Homomorphic Encryption for Privacy-Preserving Computation

Fully homomorphic encryption (FHE) allows computation on encrypted data, but the computational overhead is enormous. FPGA accelerators for FHE are under active development, targeting the polynomial arithmetic and Chinese Remainder Theorem operations that dominate bootstrapping. While still in early stages, these systems could enable secure data processing in untrusted cloud environments. The HomomorphicEncryption.org community provides standardization efforts that guide FPGA-specific optimizations.

AI-Enhanced Adaptive Security

Integrating lightweight machine learning classifiers within the FPGA fabric enables real-time detection of side-channel attacks or anomalous traffic patterns. A neural network trained on power traces can detect the onset of a DPA attack and trigger key rotation before the attacker accumulates enough traces. This self-defending capability operates entirely on-chip, with no latency penalty for normal traffic.

Heterogeneous Integration and Chiplet Architectures

The move toward chiplet-based FPGAs, where hardened cryptographic cores are fabricated on separate dies and interconnected via UCIe or similar standards, will enable unprecedented performance. A dedicated 7 nm encryption chiplet can be paired with a 16 nm programmable fabric, combining high-speed cryptography with flexible glue logic. This approach reduces cost and allows each function to be fabricated on its optimal process node.
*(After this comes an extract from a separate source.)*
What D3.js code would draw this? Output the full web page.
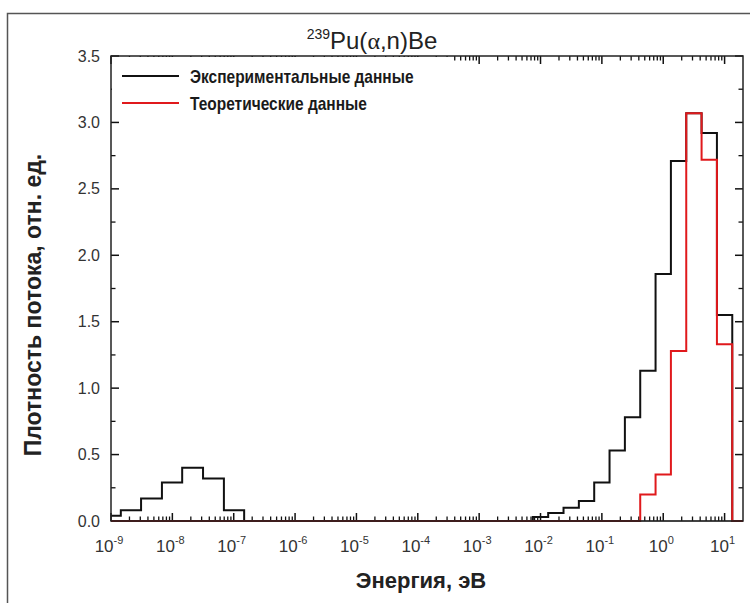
<!DOCTYPE html>
<html>
<head>
<meta charset="utf-8">
<script src="https://cdn.jsdelivr.net/npm/d3@7"></script>
<style>
  body { margin: 0; background: #fff; }
  text { font-family: "Liberation Sans", Arial, sans-serif; }
</style>
</head>
<body>
<div id="chart"></div>
<script>
// bin edges are log10(E, eV); values are per bin (edges.length - 1)
const expEdges = [-9, -8.84, -8.51, -8.17, -7.84, -7.5, -7.16, -6.83,
  -2.125, -1.875, -1.625, -1.375, -1.125, -0.875, -0.625, -0.375, -0.125,
  0.125, 0.375, 0.625, 0.875, 1.125, 1.3];
const expValues = [0.04, 0.08, 0.17, 0.29, 0.40, 0.32, 0.08, 0,
  0.03, 0.06, 0.10, 0.15, 0.29, 0.53, 0.78, 1.13, 1.86,
  2.71, 3.07, 2.92, 1.55, 0];

const theoryEdges = [-9, -0.375, -0.125, 0.125, 0.375, 0.625, 0.875, 1.125, 1.3];
const theoryValues = [0, 0.20, 0.35, 1.28, 3.07, 2.72, 1.33, 0];

const xDecades = [-9, -8, -7, -6, -5, -4, -3, -2, -1, 0, 1];
const yTicks = [0, 0.5, 1, 1.5, 2, 2.5, 3, 3.5];

const seriesNames = ["Экспериментальные данные", "Теоретические данные"];
const seriesColors = ["#111111", "#e0191c"];

const W = 750, H = 603;
const plot = { left: 111, right: 743, top: 56, bottom: 521 };

const svg = d3.select("#chart").append("svg")
  .attr("width", W).attr("height", H);

// outer frame (only left/top edges visible)
svg.append("path")
  .attr("d", `M7.5,${H} V13.5 H${W}`)
  .attr("fill", "none").attr("stroke", "#555").attr("stroke-width", 1.5);

const x = d3.scaleLog().domain([1e-9, Math.pow(10, 1.3)]).range([plot.left, plot.right]);
const y = d3.scaleLinear().domain([0, 3.5]).range([plot.bottom, plot.top]);

// step path from edges/values
function stepPath(edges, values) {
  const pts = values.map((v, i) => [Math.pow(10, edges[i]), v]);
  pts.push([Math.pow(10, edges[edges.length - 1]), values[values.length - 1]]);
  return d3.line()
    .x((d) => x(d[0]))
    .y((d) => y(d[1]))
    .curve(d3.curveStepAfter)(pts);
}

const g = svg.append("g");

// ticks: x (bottom + top, inward)
const minorX = [];
xDecades.forEach((p) => {
  for (let m = 2; m <= 9; m++) {
    const v = m * Math.pow(10, p);
    if (v <= x.domain()[1]) minorX.push(v);
  }
});
const majorX = xDecades.map((p) => Math.pow(10, p));

function xTicks(yPos, dir) {
  g.selectAll(null).data(majorX).enter().append("line")
    .attr("x1", (d) => x(d)).attr("x2", (d) => x(d))
    .attr("y1", yPos).attr("y2", yPos + dir * 8)
    .attr("stroke", "#111").attr("stroke-width", 1.5);
  g.selectAll(null).data(minorX).enter().append("line")
    .attr("x1", (d) => x(d)).attr("x2", (d) => x(d))
    .attr("y1", yPos).attr("y2", yPos + dir * 4.5)
    .attr("stroke", "#111").attr("stroke-width", 1.3);
}
xTicks(plot.bottom, -1);
xTicks(plot.top, 1);

// ticks: y (left + right, inward)
const minorY = d3.range(0.25, 3.5, 0.5);
function yTicksAt(xPos, dir) {
  g.selectAll(null).data(yTicks).enter().append("line")
    .attr("x1", xPos).attr("x2", xPos + dir * 8)
    .attr("y1", (d) => y(d)).attr("y2", (d) => y(d))
    .attr("stroke", "#111").attr("stroke-width", 1.5);
  g.selectAll(null).data(minorY).enter().append("line")
    .attr("x1", xPos).attr("x2", xPos + dir * 4.5)
    .attr("y1", (d) => y(d)).attr("y2", (d) => y(d))
    .attr("stroke", "#111").attr("stroke-width", 1.3);
}
yTicksAt(plot.left, 1);
yTicksAt(plot.right, -1);

// histograms
g.append("path")
  .attr("d", stepPath(expEdges, expValues))
  .attr("fill", "none").attr("stroke", seriesColors[0]).attr("stroke-width", 2);
g.append("path")
  .attr("d", stepPath(theoryEdges, theoryValues))
  .attr("fill", "none").attr("stroke", seriesColors[1]).attr("stroke-width", 2);
// darkened baseline
g.append("line")
  .attr("x1", plot.left).attr("x2", plot.right)
  .attr("y1", plot.bottom).attr("y2", plot.bottom)
  .attr("stroke", "#000").attr("stroke-opacity", 0.45).attr("stroke-width", 1.5);

// legend (white box hides top ticks)
svg.append("rect")
  .attr("x", plot.left + 1).attr("y", plot.top + 1)
  .attr("width", 338).attr("height", 62)
  .attr("fill", "#fff");

const legend = svg.selectAll(".legend").data(seriesNames).enter().append("g")
  .attr("class", "legend")
  .attr("transform", (d, i) => `translate(122,${76 + i * 27})`);
legend.append("line")
  .attr("x1", 0).attr("x2", 57)
  .attr("stroke", (d, i) => seriesColors[i]).attr("stroke-width", 2);
// narrow-looking bold labels
legend.append("text")
  .attr("transform", "translate(68,0) scale(0.815,1)")
  .attr("dy", ".36em")
  .attr("font-size", 19).attr("font-weight", "bold").attr("fill", "#1a1a1a")
  .text((d) => d);

// plot frame
svg.append("rect")
  .attr("x", plot.left).attr("y", plot.top)
  .attr("width", plot.right - plot.left).attr("height", plot.bottom - plot.top)
  .attr("fill", "none").attr("stroke", "#222").attr("stroke-width", 1.5);

// y tick labels
svg.selectAll(".ylab").data(yTicks).enter().append("text")
  .attr("class", "ylab")
  .attr("x", 100).attr("y", (d) => y(d))
  .attr("dy", ".35em").attr("text-anchor", "end")
  .attr("font-size", 16).attr("fill", "#333")
  .text((d) => d.toFixed(1));

// x tick labels 10^n
const xl = svg.selectAll(".xlab").data(xDecades).enter().append("text")
  .attr("class", "xlab")
  .attr("x", (d) => x(Math.pow(10, d)) - 2).attr("y", 552)
  .attr("text-anchor", "middle")
  .attr("font-size", 17).attr("fill", "#333");
xl.append("tspan").text("10");
xl.append("tspan").attr("dy", -8).attr("font-size", 11).text((d) => d < 0 ? "-" + (-d) : d);

// title
const title = svg.append("text")
  .attr("x", 372).attr("y", 49).attr("text-anchor", "middle")
  .attr("font-size", 24).attr("fill", "#222");
title.append("tspan").attr("font-size", 14).attr("dy", -10).text("239");
title.append("tspan").attr("dy", 10).text("Pu(");
title.append("tspan").attr("font-family", "'Liberation Serif', serif").text("α");
title.append("tspan").text(",n)Be");

// axis titles
svg.append("text")
  .attr("x", 421).attr("y", 588).attr("text-anchor", "middle")
  .attr("font-size", 22).attr("font-weight", "bold").attr("fill", "#222")
  .text("Энергия, эВ");
svg.append("text")
  .attr("transform", "translate(41,305) rotate(-90)")
  .attr("text-anchor", "middle")
  .attr("font-size", 23).attr("font-weight", "bold").attr("fill", "#222")
  .text("Плотность потока, отн. ед.");
</script>
</body>
</html>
AMD's upcoming Versal Premium series already integrates hardened crypto blocks alongside programmable logic.

Conclusion

FPGA-based high-speed data encryption systems represent the convergence of programmable hardware and cryptographic engineering at its most demanding. The ability to implement deeply pipelined, parallel cipher cores with deterministic latency and field-upgradable algorithms makes FPGAs indispensable for protecting data in motion at multi-gigabit rates. While the design complexity, verification effort, and thermal constraints are substantial, the payoff in throughput, latency, and security assurance is unmatched by software or ASIC alternatives. As post-quantum algorithms mature and chiplet architectures become mainstream, FPGAs will continue to serve as the platform of choice for the most security-critical data paths in finance, defense, cloud computing, and beyond.